While geopolitical concerns have been the prime driver for most commodity markets recently, iron ore has been a standout, trading largely on traditional fundamentals.
Since the tailings dam disaster in January at one of top exporter Vale’s mines in Brazil, iron ore has traded almost exactly as you would expect for a commodity that suddenly went from a situation of comfortable to constrained supply.
This stands in contrast to commodities such as crude oil, which has vacillated between rising on fears supply is being limited by U.S. sanctions against Iran and Venezuela along with output cuts by OPEC and its allies, and dropping on fears the global economy is slowing.
Copper has also been up and down in recent months, with a 10% rally from the end of last year until April 17 turning into an 11% percent drop since then as the U.S.-China trade dispute crimped sentiment.
However, it’s been largely one-way upward traffic for iron ore, with spot prices for the benchmark 62-percent grade for delivery to China, as assessed by Argus Media, jumping 43 percent from the day before the dam failure to a five-year peak of $107.80 a tonne on May 27.
A tropical cyclone that closed mines and ports in the northwest of top exporter Australia in late March added to the supply constraint.

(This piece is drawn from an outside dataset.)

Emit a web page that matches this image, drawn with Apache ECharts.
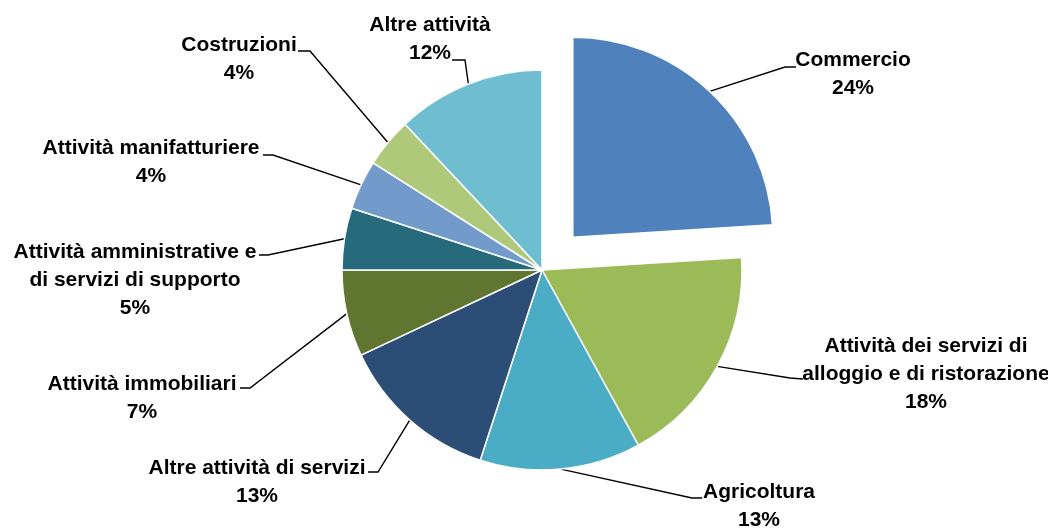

While shipments from Australia have returned to normal, and there is even a chance that some of the lost volumes will be recovered in coming months, the market is adjusting to the reality that exports from Brazil will remain lower for longer.
The impact of the closures of several of Vale’s mines for safety checks can be seen in the import numbers for China, which buys about two-thirds of seaborne iron ore.
China’s imports from Brazil fell to just 9.87 million tonnes in May, according to vessel-tracking and port data compiled by Refinitiv.
This was the lowest since Refinitiv started assessing cargoes in January 2015 and was less than half the 19.88 million tonnes recorded in February this year, the last month before the impact of the dam disaster started to come through.
China’s imports of Australian ore showed the recovery from the cyclone in the last week in March, with Refinitiv recording 60.2 million tonnes, up from 43.1 million in April and in line with 60.1 million from March.
Overall, China’s imports of seaborne iron ore recovered somewhat in May, reaching 79.3 million tonnes.
This is slightly below the official customs data for April, which showed imports of 80.77 million tonnes, but above the Refinitiv count of 68.7 million tonnes.
The vessel-tracking data doesn’t align exactly with customs numbers given discrepancies around the end of each month as to when cargoes are assessed as having been unloaded.
China’s customs data also includes relatively small quantities of iron ore imported overland from countries such as Mongolia.
For the first five months of 2019, Refinitiv data shows China’s seaborne imports at 410.1 million tonnes, down 5% from the 431.8 million tonnes in the same period last year.
The loss of 21.7 million tonnes from the seaborne market is sufficient justification for the sharp rally in iron ore prices, especially since China’s steel output has been rising.
Steel production reached a record high 85.03 million tonnes in April, up 12.7% from a year earlier, according to official statistics. For the first four months of 2019, steel output was 10.1% above the same period last year.
Steel demand is being driven by stimulus spending on infrastructure and housing as Beijing tries to bolster the economy in the face of an escalating trade dispute with the administration of U.S. President Donald Trump.
This means that sometimes news that is bearish for other commodities, such as a weakening Purchasing Managers’ Index that hurts copper, can serve to boost iron ore as investors take the view China will ramp up stimulus spending even further.
However, iron ore isn’t completely immune to the noise of geopolitics or the influences of the daily news cycle, with futures on the Dalian Commodity Exchange dropping from a record high last week after fees were increased in an attempt to curb speculation.
But the overall bull trend remains intact and it will take market confidence that Brazilian supply is returning to full strength, or that China’s economy will be unable to counter the current trade headwinds, to shift the narrative in favour of the bears.